Retype the listing below line for line, but only from the line with "Rebuild this chart" down to the line with "import pandas as pd", inclusive. Pictures stay out.

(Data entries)
======

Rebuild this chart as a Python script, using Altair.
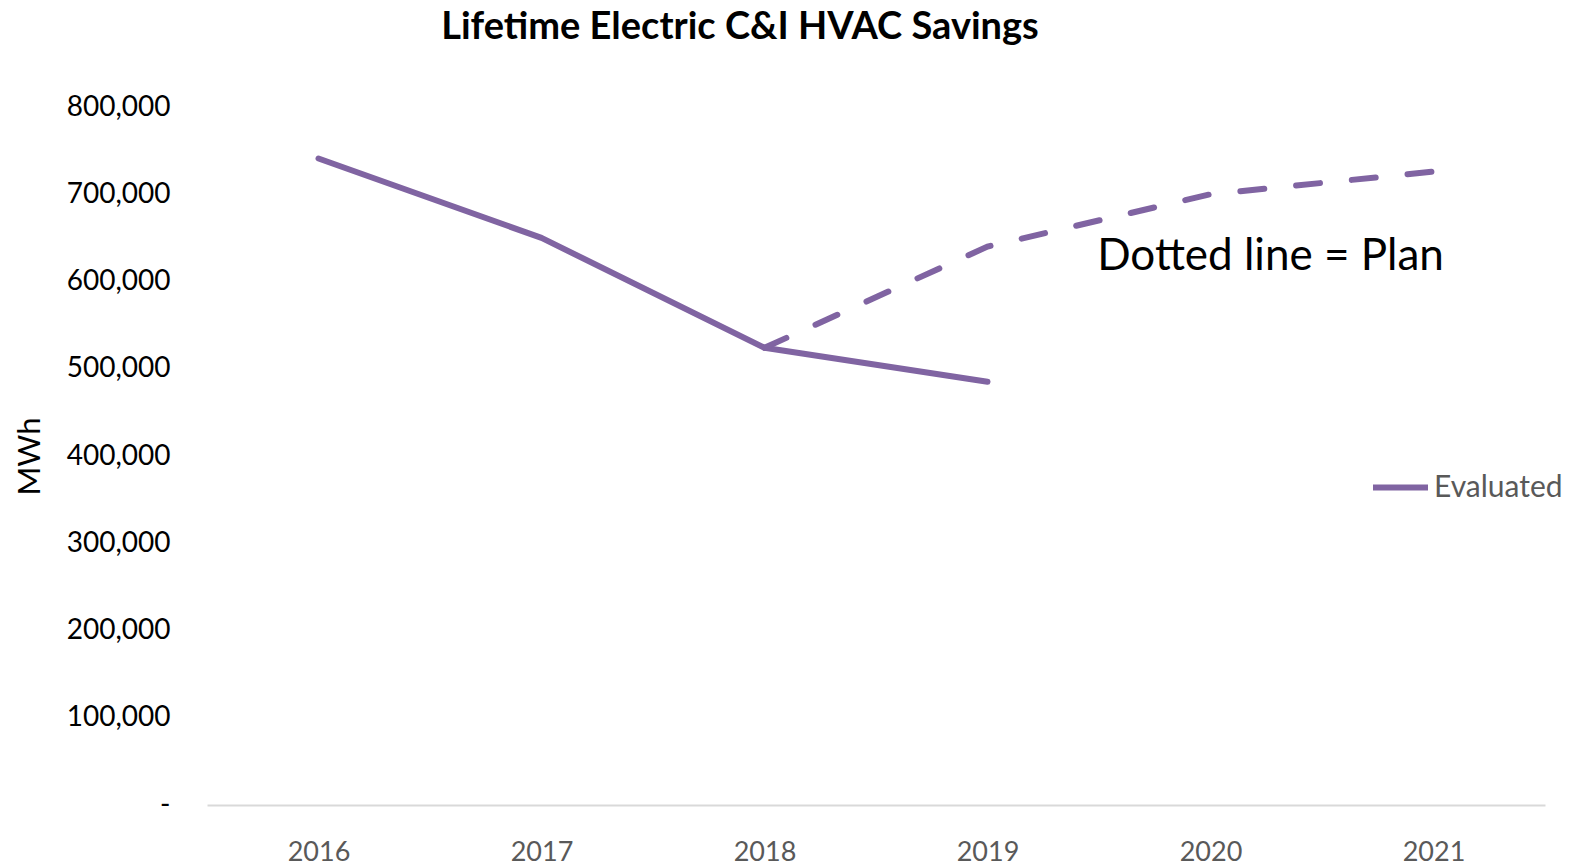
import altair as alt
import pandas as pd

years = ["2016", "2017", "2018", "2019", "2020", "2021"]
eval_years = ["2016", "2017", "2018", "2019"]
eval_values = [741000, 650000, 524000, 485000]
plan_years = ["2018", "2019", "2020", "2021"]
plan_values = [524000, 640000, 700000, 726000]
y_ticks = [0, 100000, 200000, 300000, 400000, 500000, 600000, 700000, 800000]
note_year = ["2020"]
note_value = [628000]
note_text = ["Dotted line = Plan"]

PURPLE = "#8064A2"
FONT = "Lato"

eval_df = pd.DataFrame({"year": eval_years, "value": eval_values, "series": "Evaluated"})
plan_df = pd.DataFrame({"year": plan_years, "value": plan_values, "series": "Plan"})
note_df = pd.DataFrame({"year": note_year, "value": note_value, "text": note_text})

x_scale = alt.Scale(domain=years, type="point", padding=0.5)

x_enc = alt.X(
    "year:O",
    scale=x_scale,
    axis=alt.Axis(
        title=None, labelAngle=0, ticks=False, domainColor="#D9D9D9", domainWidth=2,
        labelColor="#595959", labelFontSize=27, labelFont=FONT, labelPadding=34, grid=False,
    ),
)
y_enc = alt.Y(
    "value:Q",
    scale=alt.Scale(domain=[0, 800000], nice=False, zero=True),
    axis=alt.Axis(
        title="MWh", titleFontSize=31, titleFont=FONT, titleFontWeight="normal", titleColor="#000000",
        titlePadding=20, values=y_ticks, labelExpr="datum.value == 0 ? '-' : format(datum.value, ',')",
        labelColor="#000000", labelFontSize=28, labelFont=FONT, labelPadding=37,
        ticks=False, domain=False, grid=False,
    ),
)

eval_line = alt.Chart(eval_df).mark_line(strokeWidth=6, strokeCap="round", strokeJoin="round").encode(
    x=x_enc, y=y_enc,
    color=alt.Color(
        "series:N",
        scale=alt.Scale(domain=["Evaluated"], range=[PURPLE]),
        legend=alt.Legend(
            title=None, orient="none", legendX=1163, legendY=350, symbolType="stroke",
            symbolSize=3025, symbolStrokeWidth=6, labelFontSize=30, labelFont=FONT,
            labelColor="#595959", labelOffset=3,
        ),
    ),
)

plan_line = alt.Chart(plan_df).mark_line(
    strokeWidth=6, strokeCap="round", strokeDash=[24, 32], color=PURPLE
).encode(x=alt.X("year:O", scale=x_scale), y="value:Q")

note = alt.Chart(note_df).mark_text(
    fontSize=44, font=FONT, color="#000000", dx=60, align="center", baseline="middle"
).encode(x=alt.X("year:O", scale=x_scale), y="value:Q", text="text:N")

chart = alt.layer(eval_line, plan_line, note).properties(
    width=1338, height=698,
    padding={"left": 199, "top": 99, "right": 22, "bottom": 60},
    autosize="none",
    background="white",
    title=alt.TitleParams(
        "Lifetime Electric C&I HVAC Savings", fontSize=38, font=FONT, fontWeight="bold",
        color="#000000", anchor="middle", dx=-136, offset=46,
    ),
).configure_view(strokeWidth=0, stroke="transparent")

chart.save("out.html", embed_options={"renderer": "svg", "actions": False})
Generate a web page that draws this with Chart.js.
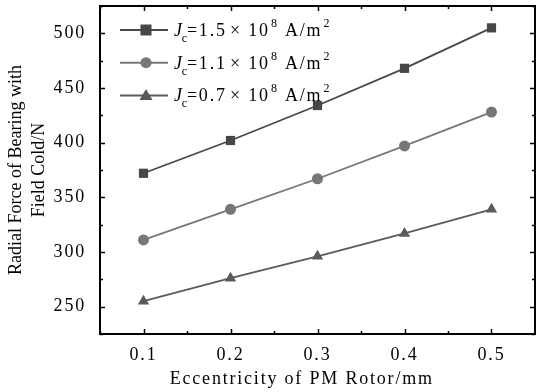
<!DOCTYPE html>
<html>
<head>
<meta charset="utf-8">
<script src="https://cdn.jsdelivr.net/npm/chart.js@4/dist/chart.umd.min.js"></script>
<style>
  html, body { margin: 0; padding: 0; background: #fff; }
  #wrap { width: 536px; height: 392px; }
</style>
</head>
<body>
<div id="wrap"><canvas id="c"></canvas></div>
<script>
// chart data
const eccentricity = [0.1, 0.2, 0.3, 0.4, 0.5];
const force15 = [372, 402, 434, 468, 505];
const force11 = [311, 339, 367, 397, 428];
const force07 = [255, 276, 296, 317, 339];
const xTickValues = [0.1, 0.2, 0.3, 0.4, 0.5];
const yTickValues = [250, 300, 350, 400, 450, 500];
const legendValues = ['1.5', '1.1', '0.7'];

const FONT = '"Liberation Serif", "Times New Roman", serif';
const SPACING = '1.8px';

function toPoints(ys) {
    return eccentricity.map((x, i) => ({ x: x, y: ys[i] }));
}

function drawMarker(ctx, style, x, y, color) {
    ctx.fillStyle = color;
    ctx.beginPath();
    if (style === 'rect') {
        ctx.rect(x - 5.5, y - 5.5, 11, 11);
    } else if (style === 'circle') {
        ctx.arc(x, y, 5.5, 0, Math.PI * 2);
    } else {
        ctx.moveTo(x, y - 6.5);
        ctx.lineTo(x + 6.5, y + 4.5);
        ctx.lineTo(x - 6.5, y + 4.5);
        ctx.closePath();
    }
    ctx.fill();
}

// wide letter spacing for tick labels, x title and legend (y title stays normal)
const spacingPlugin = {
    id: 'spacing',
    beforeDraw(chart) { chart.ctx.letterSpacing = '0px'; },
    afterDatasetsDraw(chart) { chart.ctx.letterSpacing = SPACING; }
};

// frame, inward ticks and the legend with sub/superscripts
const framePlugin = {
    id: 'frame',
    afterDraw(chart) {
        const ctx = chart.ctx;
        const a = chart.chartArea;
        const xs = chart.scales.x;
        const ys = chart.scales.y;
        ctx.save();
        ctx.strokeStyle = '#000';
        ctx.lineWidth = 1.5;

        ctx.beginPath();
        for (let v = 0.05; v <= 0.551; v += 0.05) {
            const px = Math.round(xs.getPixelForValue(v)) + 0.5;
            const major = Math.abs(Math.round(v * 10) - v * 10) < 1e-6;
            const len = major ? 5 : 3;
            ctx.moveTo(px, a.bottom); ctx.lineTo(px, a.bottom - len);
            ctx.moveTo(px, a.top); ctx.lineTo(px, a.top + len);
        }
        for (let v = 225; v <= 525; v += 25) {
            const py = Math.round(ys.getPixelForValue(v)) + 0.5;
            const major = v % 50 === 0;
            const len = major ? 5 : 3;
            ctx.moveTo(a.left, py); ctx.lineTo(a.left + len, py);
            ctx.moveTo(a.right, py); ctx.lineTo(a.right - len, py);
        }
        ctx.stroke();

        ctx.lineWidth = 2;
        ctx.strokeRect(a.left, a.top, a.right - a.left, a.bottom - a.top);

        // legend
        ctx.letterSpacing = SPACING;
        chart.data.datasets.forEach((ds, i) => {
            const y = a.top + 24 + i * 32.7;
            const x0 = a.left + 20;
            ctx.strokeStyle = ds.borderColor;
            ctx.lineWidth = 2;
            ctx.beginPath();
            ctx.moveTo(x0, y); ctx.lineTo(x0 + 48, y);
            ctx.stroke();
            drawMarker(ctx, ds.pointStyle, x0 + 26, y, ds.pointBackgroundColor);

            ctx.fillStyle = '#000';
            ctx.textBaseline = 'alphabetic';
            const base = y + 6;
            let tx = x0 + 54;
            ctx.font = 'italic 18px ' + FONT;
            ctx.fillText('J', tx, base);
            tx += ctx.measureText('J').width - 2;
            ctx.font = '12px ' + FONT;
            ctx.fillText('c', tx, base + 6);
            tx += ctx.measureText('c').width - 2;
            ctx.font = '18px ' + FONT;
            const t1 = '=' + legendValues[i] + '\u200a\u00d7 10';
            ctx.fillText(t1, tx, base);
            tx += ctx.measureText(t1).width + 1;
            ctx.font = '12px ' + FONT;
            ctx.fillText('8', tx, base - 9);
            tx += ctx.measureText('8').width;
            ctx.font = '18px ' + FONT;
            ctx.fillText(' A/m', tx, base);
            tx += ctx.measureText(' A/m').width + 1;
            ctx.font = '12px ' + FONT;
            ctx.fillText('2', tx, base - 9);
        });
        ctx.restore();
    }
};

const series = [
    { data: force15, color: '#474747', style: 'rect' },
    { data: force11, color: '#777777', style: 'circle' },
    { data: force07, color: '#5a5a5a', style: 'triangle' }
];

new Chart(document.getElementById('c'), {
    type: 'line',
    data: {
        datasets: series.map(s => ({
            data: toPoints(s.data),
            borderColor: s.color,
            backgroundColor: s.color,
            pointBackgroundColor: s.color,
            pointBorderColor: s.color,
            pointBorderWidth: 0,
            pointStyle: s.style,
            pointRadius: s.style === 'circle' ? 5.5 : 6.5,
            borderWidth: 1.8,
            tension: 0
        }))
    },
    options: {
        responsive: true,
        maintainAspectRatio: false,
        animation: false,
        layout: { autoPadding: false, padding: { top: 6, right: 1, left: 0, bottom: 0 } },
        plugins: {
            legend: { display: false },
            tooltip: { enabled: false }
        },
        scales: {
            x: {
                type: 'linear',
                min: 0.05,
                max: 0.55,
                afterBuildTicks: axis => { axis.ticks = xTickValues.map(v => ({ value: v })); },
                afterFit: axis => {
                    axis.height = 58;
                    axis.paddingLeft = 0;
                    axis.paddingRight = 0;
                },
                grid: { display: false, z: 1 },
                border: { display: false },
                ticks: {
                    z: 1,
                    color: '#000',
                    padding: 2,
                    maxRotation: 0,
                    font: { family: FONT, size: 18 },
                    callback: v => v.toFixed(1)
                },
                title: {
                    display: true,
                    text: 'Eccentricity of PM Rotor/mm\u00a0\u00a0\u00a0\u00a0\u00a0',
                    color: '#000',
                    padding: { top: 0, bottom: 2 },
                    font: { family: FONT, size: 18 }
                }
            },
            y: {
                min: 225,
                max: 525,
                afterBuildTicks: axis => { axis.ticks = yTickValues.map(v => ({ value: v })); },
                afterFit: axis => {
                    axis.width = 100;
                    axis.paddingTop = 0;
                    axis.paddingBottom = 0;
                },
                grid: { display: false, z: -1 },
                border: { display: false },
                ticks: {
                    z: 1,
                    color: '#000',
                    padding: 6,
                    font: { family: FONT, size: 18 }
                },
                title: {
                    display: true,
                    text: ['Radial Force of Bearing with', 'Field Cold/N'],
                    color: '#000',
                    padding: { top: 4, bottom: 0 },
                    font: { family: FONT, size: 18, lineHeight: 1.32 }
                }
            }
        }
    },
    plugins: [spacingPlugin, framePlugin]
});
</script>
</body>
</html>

======

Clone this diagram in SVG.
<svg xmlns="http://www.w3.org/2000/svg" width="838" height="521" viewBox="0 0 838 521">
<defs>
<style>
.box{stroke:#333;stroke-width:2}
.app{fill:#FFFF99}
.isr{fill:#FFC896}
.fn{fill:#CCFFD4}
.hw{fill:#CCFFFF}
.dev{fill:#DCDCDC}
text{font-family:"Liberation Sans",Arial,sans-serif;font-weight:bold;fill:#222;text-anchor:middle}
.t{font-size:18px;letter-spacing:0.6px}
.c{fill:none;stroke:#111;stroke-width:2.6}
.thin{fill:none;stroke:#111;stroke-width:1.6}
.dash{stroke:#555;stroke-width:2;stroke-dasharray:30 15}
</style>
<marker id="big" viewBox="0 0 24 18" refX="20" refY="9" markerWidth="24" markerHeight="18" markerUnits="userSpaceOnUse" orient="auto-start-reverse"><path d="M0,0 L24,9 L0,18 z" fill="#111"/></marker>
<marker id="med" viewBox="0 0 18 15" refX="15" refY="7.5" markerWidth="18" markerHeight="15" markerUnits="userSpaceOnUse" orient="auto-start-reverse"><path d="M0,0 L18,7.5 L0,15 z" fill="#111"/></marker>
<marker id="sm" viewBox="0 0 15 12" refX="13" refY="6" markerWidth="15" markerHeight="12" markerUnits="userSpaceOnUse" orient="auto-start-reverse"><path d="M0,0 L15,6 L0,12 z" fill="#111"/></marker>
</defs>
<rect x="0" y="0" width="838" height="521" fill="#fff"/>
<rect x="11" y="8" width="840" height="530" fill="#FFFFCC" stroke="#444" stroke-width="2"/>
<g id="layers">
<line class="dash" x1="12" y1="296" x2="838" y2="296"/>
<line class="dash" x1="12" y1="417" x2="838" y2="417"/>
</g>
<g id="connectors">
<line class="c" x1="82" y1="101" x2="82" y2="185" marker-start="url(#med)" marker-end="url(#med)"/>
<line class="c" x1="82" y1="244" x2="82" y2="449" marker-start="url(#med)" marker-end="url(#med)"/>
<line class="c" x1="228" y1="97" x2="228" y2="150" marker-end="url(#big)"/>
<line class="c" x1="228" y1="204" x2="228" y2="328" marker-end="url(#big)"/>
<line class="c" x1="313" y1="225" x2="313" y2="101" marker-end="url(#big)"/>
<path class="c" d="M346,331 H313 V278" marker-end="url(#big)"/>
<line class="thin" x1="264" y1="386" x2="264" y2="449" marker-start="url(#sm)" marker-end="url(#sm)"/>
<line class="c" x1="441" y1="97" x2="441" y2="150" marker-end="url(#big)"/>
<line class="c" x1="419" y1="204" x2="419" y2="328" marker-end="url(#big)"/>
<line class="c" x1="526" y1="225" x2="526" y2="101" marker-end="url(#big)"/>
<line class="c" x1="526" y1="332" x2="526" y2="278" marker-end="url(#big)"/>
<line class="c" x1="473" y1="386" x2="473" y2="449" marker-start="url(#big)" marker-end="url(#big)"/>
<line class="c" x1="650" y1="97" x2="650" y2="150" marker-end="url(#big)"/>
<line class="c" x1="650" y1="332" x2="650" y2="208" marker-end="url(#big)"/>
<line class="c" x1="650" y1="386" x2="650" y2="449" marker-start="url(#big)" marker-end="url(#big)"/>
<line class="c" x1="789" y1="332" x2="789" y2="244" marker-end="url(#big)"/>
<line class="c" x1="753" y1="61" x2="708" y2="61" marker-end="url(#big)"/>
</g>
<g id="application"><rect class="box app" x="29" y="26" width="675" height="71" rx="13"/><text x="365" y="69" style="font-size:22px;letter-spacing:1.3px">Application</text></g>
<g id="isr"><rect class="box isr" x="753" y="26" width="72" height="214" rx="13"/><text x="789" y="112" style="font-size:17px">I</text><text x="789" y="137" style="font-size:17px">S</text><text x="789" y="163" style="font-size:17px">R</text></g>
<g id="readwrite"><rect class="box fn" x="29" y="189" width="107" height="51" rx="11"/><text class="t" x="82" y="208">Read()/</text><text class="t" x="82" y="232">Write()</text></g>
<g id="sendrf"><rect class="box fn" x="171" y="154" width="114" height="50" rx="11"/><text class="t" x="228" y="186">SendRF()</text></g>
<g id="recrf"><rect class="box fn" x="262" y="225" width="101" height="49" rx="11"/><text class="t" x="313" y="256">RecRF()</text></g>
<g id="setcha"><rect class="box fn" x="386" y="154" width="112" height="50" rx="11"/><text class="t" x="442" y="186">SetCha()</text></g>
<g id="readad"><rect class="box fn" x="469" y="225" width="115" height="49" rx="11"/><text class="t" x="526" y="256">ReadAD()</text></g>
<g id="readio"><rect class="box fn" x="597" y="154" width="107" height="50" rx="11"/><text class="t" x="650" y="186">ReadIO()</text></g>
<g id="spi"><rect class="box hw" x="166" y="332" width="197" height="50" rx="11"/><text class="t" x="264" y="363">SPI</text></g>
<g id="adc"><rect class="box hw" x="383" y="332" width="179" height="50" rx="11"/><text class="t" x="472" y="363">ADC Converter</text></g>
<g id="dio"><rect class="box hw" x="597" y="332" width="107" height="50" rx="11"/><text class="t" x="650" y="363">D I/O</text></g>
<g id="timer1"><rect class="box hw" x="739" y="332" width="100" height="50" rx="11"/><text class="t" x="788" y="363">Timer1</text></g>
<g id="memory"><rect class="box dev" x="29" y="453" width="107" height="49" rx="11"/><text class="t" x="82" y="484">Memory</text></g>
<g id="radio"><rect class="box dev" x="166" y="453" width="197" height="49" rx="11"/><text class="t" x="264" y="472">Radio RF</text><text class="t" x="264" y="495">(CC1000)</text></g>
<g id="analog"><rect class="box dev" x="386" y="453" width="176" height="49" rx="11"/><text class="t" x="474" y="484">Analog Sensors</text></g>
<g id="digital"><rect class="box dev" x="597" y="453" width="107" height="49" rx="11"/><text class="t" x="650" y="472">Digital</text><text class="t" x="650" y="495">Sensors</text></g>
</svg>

======

The response:
Rebuild this chart as a Python script, using Altair.
import altair as alt
import pandas as pd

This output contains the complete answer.